The judgment and sentence of the district court are AFFIRMED.
ENTERED FOR THE COURT
Stephen H. Anderson
*.This order and judgment is not binding precedent, except under the doctrines of law of the case, res judicata, and collateral estoppel. The court generally disfavors the citation of orders and judgments; nevertheless, an order and judgment may be cited under the terms and conditions of 10th Cir. R. 36.3.
1.One ounce is equal to 28.35 grams. See USSG § 2D1.1, comment. (n.10) (measurement conversion table). However, throughout this case, the parties have referred to one ounce as equal to 25 grams. See III R. at 14 (defense counsel referring to 25 grams as "a Mexican ounce," and the prosecutor agreeing to use 25 grams as "the conservative number").
At his plea hearing and in his initial objections to the presentence report, Benavides insisted that he was responsible for only four ounces--approximately 98.5 grams--of cocaine. See II Supp. R. at 153; II R. at 47. However, on appeal, Benavides concedes that he is responsible for selling "one ounce of cocaine on June 11, 1996, and four ounces on June 13, 1996 for a total of 125 grams." Appellant's Br. at 7.
2.We have approved of similar plea agreements.
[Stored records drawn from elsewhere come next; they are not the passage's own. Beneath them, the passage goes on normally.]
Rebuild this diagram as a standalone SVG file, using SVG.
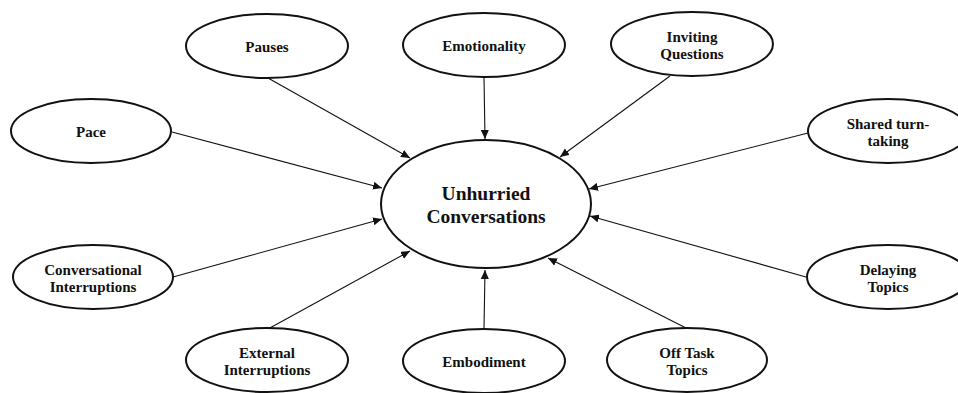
<svg xmlns="http://www.w3.org/2000/svg" width="958" height="393" viewBox="0 0 958 393">
<style>
.node ellipse{fill:#fff;stroke:#111;stroke-width:2}
.node text{font-family:"Liberation Serif","Times New Roman",serif;font-weight:bold;font-size:15px;fill:#111;text-anchor:middle}
#center text{font-size:19.5px}
#edges line{stroke:#111;stroke-width:1.1;marker-end:url(#arr)}
</style>
<defs>
<marker id="arr" markerUnits="userSpaceOnUse" markerWidth="10" markerHeight="8" refX="9" refY="4" orient="auto">
<path d="M0,0 L9,4 L0,8 z" fill="#111"/>
</marker>
</defs>
<rect width="958" height="393" fill="#fff"/>
<g id="edges">
<line x1="268" y1="78" x2="410" y2="158"/>
<line x1="484" y1="77" x2="485" y2="139"/>
<line x1="670" y1="76" x2="560" y2="157"/>
<line x1="172" y1="132" x2="382" y2="188"/>
<line x1="808" y1="133" x2="589" y2="189"/>
<line x1="173" y1="277" x2="382" y2="219"/>
<line x1="806" y1="277" x2="590" y2="216"/>
<line x1="268" y1="329" x2="410" y2="251"/>
<line x1="484" y1="329" x2="485" y2="270"/>
<line x1="686" y1="328" x2="548" y2="258"/>
</g>
<g id="center" class="node"><ellipse cx="486" cy="204" rx="105" ry="64"/><text x="486" y="200">Unhurried</text><text x="486" y="223">Conversations</text></g>
<g id="pauses" class="node"><ellipse cx="267" cy="46" rx="81" ry="32"/><text x="267" y="51.5">Pauses</text></g>
<g id="emotionality" class="node"><ellipse cx="484" cy="45" rx="81" ry="32"/><text x="484" y="50.5">Emotionality</text></g>
<g id="inviting" class="node"><ellipse cx="692" cy="44" rx="81" ry="32"/><text x="692" y="42">Inviting</text><text x="692" y="59">Questions</text></g>
<g id="pace" class="node"><ellipse cx="91" cy="131" rx="80" ry="32"/><text x="91" y="136.5">Pace</text></g>
<g id="shared" class="node"><ellipse cx="888" cy="131" rx="80" ry="32"/><text x="888" y="129">Shared turn-</text><text x="888" y="146">taking</text></g>
<g id="conversational" class="node"><ellipse cx="93" cy="277" rx="80" ry="32"/><text x="93" y="275">Conversational</text><text x="93" y="292">Interruptions</text></g>
<g id="delaying" class="node"><ellipse cx="888" cy="277" rx="81" ry="32"/><text x="888" y="275">Delaying</text><text x="888" y="292">Topics</text></g>
<g id="external" class="node"><ellipse cx="267" cy="360" rx="81" ry="32"/><text x="267" y="358">External</text><text x="267" y="375">Interruptions</text></g>
<g id="embodiment" class="node"><ellipse cx="484" cy="361" rx="81" ry="32"/><text x="484" y="366.5">Embodiment</text></g>
<g id="offtask" class="node"><ellipse cx="687" cy="360" rx="80" ry="32"/><text x="687" y="358">Off Task</text><text x="687" y="375">Topics</text></g>
</svg>
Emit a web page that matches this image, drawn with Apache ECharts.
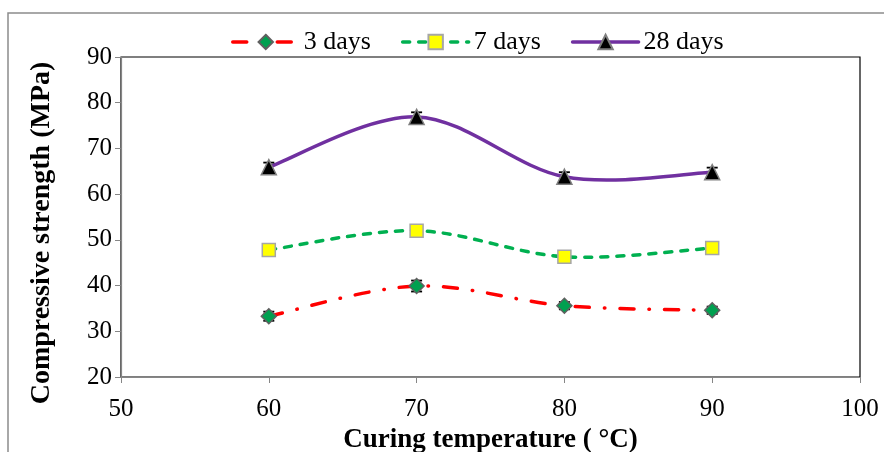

See United States v. Silvers, 84 F.3d 1317, 1320 (10th Cir. 1996). We have stated that because drug quantity is not a substantive element of a drug offense, "a defendant is not entitled to have the issue decided by a jury," and "the government is required only to prove the quantity of drugs attributable to the defendant by a preponderance of the evidence at sentencing," rather than beyond a reasonable doubt, "in order to trigger the mandatory minimum sentences prescribed in 21 U.S.C. § 841(b)." Id.
3.In his appellate brief, Benavides appears to challenge the computation of his criminal history. However, as Benavides points out in his brief, because he did not raise this issue before the district court, we would review it only for plain error. See United States v. Alessandroni, 982 F.2d 419, 420 (10th Cir. 1992). And, factual questions regarding sentencing which are not raised below, such as whether the district court counted the same offense twice in calculating criminal history, are not appropriate for plain error review, because "we have no factual record by which to review the application of the guidelines." United States v. Saucedo, 950 F.2d 1508, 1518 (10th Cir. 1991). Thus, we have held that a defendant's failure to raise a factual sentencing issue below constitutes waiver of that issue for the purposes of direct appeal. See United States v. Deninno, 29 F.3d 572, 580 (10th Cir. 1994); Saucedo, 950 F.2d at 1518.
In any event, the issue is mooted by our resolution of Benavides' challenge to the drug quantity. If he was involved in trafficking more than 500 grams of cocaine, and if he has a prior felony drug conviction, he must serve a minimum of 10 years in prison, see 21 U.S.C. § 841(b)(1)(B), regardless of whether the remainder of his criminal history points were correctly tallied.